There are a lot of vivid memories retained from my childhood Springs, Summers, and Autumns spent in the Hamptons. Most of them bleed together in a recollected blur encompassing one long summer that saw me grow from the ages of 4 to 14 in a single life experience spurt. I know it’s not possible for so much to have happened in one crazy summer, especially when I’d lived in 3 different houses during the process. Normally, a lightning rod for long term memories and their surrounding circumstances, I find myself unable to reconcile the exactitude of this particular place over such a long span of time. Maybe this is so because the activities were so carefree and child-like: Intense football games on the sands of Atlantic Ave beach and East Hampton Park, browsing through lewd cards and pez dispensers at the Penny Candy store, and last but not least trips to the town dump.

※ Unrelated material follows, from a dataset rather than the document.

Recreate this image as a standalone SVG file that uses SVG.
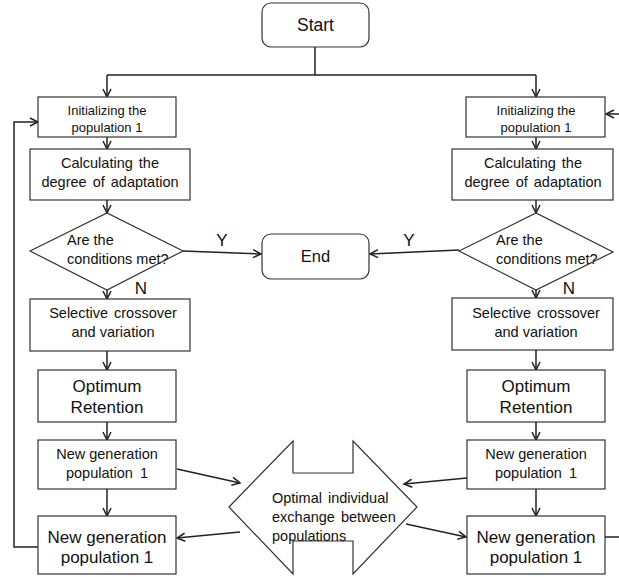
<svg xmlns="http://www.w3.org/2000/svg" width="619" height="577" viewBox="0 0 619 577">
<style>
.box{fill:#fff;stroke:#333;stroke-width:1.2}
.con{fill:none;stroke:#222;stroke-width:1.5}
.t{font-family:"Liberation Sans",Arial,sans-serif;fill:#111;text-anchor:middle}
.l{text-anchor:start}
.s12{font-size:13px}
.s14{font-size:14.5px}
.s17{font-size:17px}
</style>
<defs>
<marker id="ah" markerUnits="userSpaceOnUse" markerWidth="12" markerHeight="12" refX="9" refY="5" orient="auto">
<path d="M1,1 L9,5 L1,9" fill="none" stroke="#222" stroke-width="1.5"/>
</marker>
</defs>
<rect width="619" height="577" fill="#fff"/>

<g id="connectors" class="con">
<path d="M315,47 V75"/>
<path d="M107,75 H536"/>
<path d="M107,75 V97" marker-end="url(#ah)"/>
<path d="M536,75 V97" marker-end="url(#ah)"/>
<path d="M107,137 V149" marker-end="url(#ah)"/>
<path d="M536,137 V149" marker-end="url(#ah)"/>
<path d="M107,200 V213" marker-end="url(#ah)"/>
<path d="M536,200 V213" marker-end="url(#ah)"/>
<path d="M107,290 V299" marker-end="url(#ah)"/>
<path d="M536,290 V298" marker-end="url(#ah)"/>
<path d="M107,351 V370" marker-end="url(#ah)"/>
<path d="M536,350 V370" marker-end="url(#ah)"/>
<path d="M107,422 V440" marker-end="url(#ah)"/>
<path d="M536,422 V440" marker-end="url(#ah)"/>
<path d="M107,489 V516" marker-end="url(#ah)"/>
<path d="M536,489 V516" marker-end="url(#ah)"/>
<path d="M183,251 L261,254" marker-end="url(#ah)"/>
<path d="M459,250 L370,254" marker-end="url(#ah)"/>
<path d="M38,547 H14 V122 H38" marker-end="url(#ah)"/>
<path d="M605,537 H619"/>
<path d="M619,114 H606" marker-end="url(#ah)"/>
<path d="M177,469 L240,483" marker-end="url(#ah)"/>
<path d="M240,532 L177,538" marker-end="url(#ah)"/>
<path d="M467,478 L404,484" marker-end="url(#ah)"/>
<path d="M406,524 L466,537" marker-end="url(#ah)"/>
</g>

<g id="start">
<rect class="box" x="262" y="3" width="107" height="44" rx="9"/>
<text class="t" x="315.5" y="31" style="font-size:17.5px">Start</text>
</g>
<g id="end">
<rect class="box" x="262" y="234" width="107" height="45" rx="9"/>
<text class="t" x="315.5" y="262" style="font-size:16.5px">End</text>
</g>

<g id="init-left">
<rect class="box" x="38" y="97" width="138" height="40"/>
<text class="t s12" x="107" y="114.5">Initializing the</text>
<text class="t s12" x="107" y="131.5">population 1</text>
</g>
<g id="init-right">
<rect class="box" x="466" y="97" width="139" height="40"/>
<text class="t s12" x="536" y="114.5">Initializing the</text>
<text class="t s12" x="536" y="131.5">population 1</text>
</g>

<g id="calc-left">
<rect class="box" x="30" y="149" width="160" height="51"/>
<text class="t s14" x="110" y="168" word-spacing="2">Calculating the</text>
<text class="t s14" x="110" y="187" word-spacing="2">degree of adaptation</text>
</g>
<g id="calc-right">
<rect class="box" x="452" y="149" width="161" height="51"/>
<text class="t s14" x="533" y="168" word-spacing="2">Calculating the</text>
<text class="t s14" x="533" y="187" word-spacing="2">degree of adaptation</text>
</g>

<g id="cond-left">
<polygon class="box" points="30,251 107,213 183,251 107,290"/>
<text class="t s14 l" x="67" y="245">Are the</text>
<text class="t s14 l" x="67" y="264">conditions met?</text>
</g>
<g id="cond-right">
<polygon class="box" points="459,251 536,213 613,252 536,290"/>
<text class="t s14 l" x="496" y="245">Are the</text>
<text class="t s14 l" x="496" y="264">conditions met?</text>
</g>

<g id="labels">
<text class="t s17" x="222" y="246">Y</text>
<text class="t s17" x="409" y="246">Y</text>
<text class="t s17" x="141" y="294">N</text>
<text class="t s17" x="569" y="294">N</text>
</g>

<g id="select-left">
<rect class="box" x="30" y="299" width="160" height="52"/>
<text class="t s14" x="113" y="318" word-spacing="2">Selective crossover</text>
<text class="t s14" x="113" y="337">and variation</text>
</g>
<g id="select-right">
<rect class="box" x="452" y="298" width="161" height="52"/>
<text class="t s14" x="536" y="318" word-spacing="2">Selective crossover</text>
<text class="t s14" x="536" y="337">and variation</text>
</g>

<g id="optimum-left">
<rect class="box" x="38" y="370" width="138" height="52"/>
<text class="t s17" x="107" y="392">Optimum</text>
<text class="t s17" x="107" y="413">Retention</text>
</g>
<g id="optimum-right">
<rect class="box" x="467" y="370" width="138" height="52"/>
<text class="t s17" x="536" y="392">Optimum</text>
<text class="t s17" x="536" y="413">Retention</text>
</g>

<g id="newgen1-left">
<rect class="box" x="38" y="440" width="138" height="49"/>
<text class="t s14" x="107" y="459">New generation</text>
<text class="t s14" x="107" y="478" word-spacing="3">population 1</text>
</g>
<g id="newgen1-right">
<rect class="box" x="467" y="440" width="138" height="49"/>
<text class="t s14" x="536" y="459">New generation</text>
<text class="t s14" x="536" y="478" word-spacing="3">population 1</text>
</g>

<g id="newgen2-left">
<rect class="box" x="38" y="516" width="138" height="58"/>
<text class="t s17" x="107" y="543">New generation</text>
<text class="t s17" x="107" y="563">population 1</text>
</g>
<g id="newgen2-right">
<rect class="box" x="467" y="516" width="138" height="58"/>
<text class="t s17" x="536" y="543">New generation</text>
<text class="t s17" x="536" y="563">population 1</text>
</g>

<g id="exchange">
<polygon class="box" points="229,507 293,441 293,473 353,473 353,441 417,507 353,574 353,541 293,541 293,574"/>
<text class="t s14 l" x="272" y="503" word-spacing="2">Optimal individual</text>
<text class="t s14 l" x="272" y="522" word-spacing="2">exchange between</text>
<text class="t s14 l" x="272" y="541">populations</text>
</g>
</svg>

As a young child there was really no place more stimulating to the senses than the East Hampton Town dump. Not only were the olfactories assaulted with the stench of rank rubbish ranging from disposed foodstuffs to rusty machinery, but the mountains of trash stretching nearly as far as the eye could see also provided a visual feast for the imaginative. Somewhere in there, there had to live a sort of trash beast that feasted on milk cartons, soda cans, and broken beach chairs.
Perhaps the greatest thrill for a me as a kid was the opportunity to toss a glass bottle into a deep refuse ravine in the hopes that it would shatter into a million pieces upon making contact with something equally unable to withstand impact of said hurled item. Never before was a preteen boy’s penchant for destruction ever so quenched or left unfulfilled as on a trip to the dump.
So it was with a suppressed , childlike thrill I reacted this past Wednesday when my mother proposed that I help her take a few things to this very same East Hampton Town dump. I envisioned that the steep mountains and narrow gorges that I marveled over as a child and was most recently reminded of during a viewing of the film Wall-E, had only grown bigger with ever-more-breakable items thoughtlessly disposed of.
A brief portion of my Wednesday evening was spent fantasizing over the rancid expanse. The prospect of causing some minor amount of harmless destruction thrilled me to little end. I looked longingly at our array of empty beer and wine bottles, only I didn’t see empty beer and wine bottles. I saw shards and fragments flying about in a victorious storm, the product of a haphazardly tossed green Heineken grenade.
Thursday morning arrived with a sense of anticipation and though I coolly inquired about when we’d be heading to the dump, inside I was filled with an immature giddiness. Unfortunately, I learned all too soon that we would not be tossing bottles, vases and other combustible javelins into the waste abyss. Instead we’d be getting rid of a broken umbrella, some flowers that had conjured up quite a stench and a broken dehumidifier unit.
Though my destructive ambitions had taken a hit, I took a bit of solace in knowing that launching that heavy dehumidifier down the hill would likely send some spare parts crashing into one another with knobs, dials and pieces of plastic dispatching themselves in every which direction. I hopped in the car, hopeful that I’d get to knock a few things around before the hour was through. The entire five minute ride to our destination was filled with “are we there yet?” anticipation, which came to a fever pitch when we finally made the turn.
Expecting to be met by a pungent wall of odor and Mount Trashmore, instead we came to a booth checking permits prior to entry. My mom pulled in to an administrative building to pick up a permit and drove around once more to pull into a parking lot to another covered structure. Rather than launching the umbrella into the wild junk yonder, we anticlimactically parked near a trash bin labeled “non-recyclables” and dropped it along with the flowers inside.
It seemed that people were no longer casting off their expendables into a sea of scraps, but separating them by classification, that lent a higher purpose to that which was being disposed. Cans, bottles and big bags of trash weren’t just tossed for the seagulls to pick at and eventually choke on. This was no longer the “dump” that I had shattered fragile projectiles at 20 years prior. It had grown up into a more responsible, respectable “town recycling and composting” center.
While I had an abiding respect for the way the town had come to view its responsibilities towards trash disposal, the wind had gone out of my sails. I got back in the car as my mom drove to the discarded electronics area where I was to deposit the dehumidifier with the other failed appliances. On the way we drove past the hills once fertile with refuse now transformed into large mounds of compost ripe for more environmentally friendly decomposing. It was at once encouraging and saddening; a sign of newfound respect for the environment and a bygone memory all in one.
Finally we came toward a three-sectioned awning which was separated into old furnishings, used tires and past their prime electronics. I got out and retrieved the dehumidifier from the trunk, placing it next to what was probably a ten-year old TV whose only misfortune appeared to be that it was not of the flat-screen variety.
I walked back to the car and closed the door and as we drove off back past the compost heap, through the permit checkpoint and on towards home I felt nothing but disappointment. I know progress is a good thing, but sometimes it’s just not that exciting.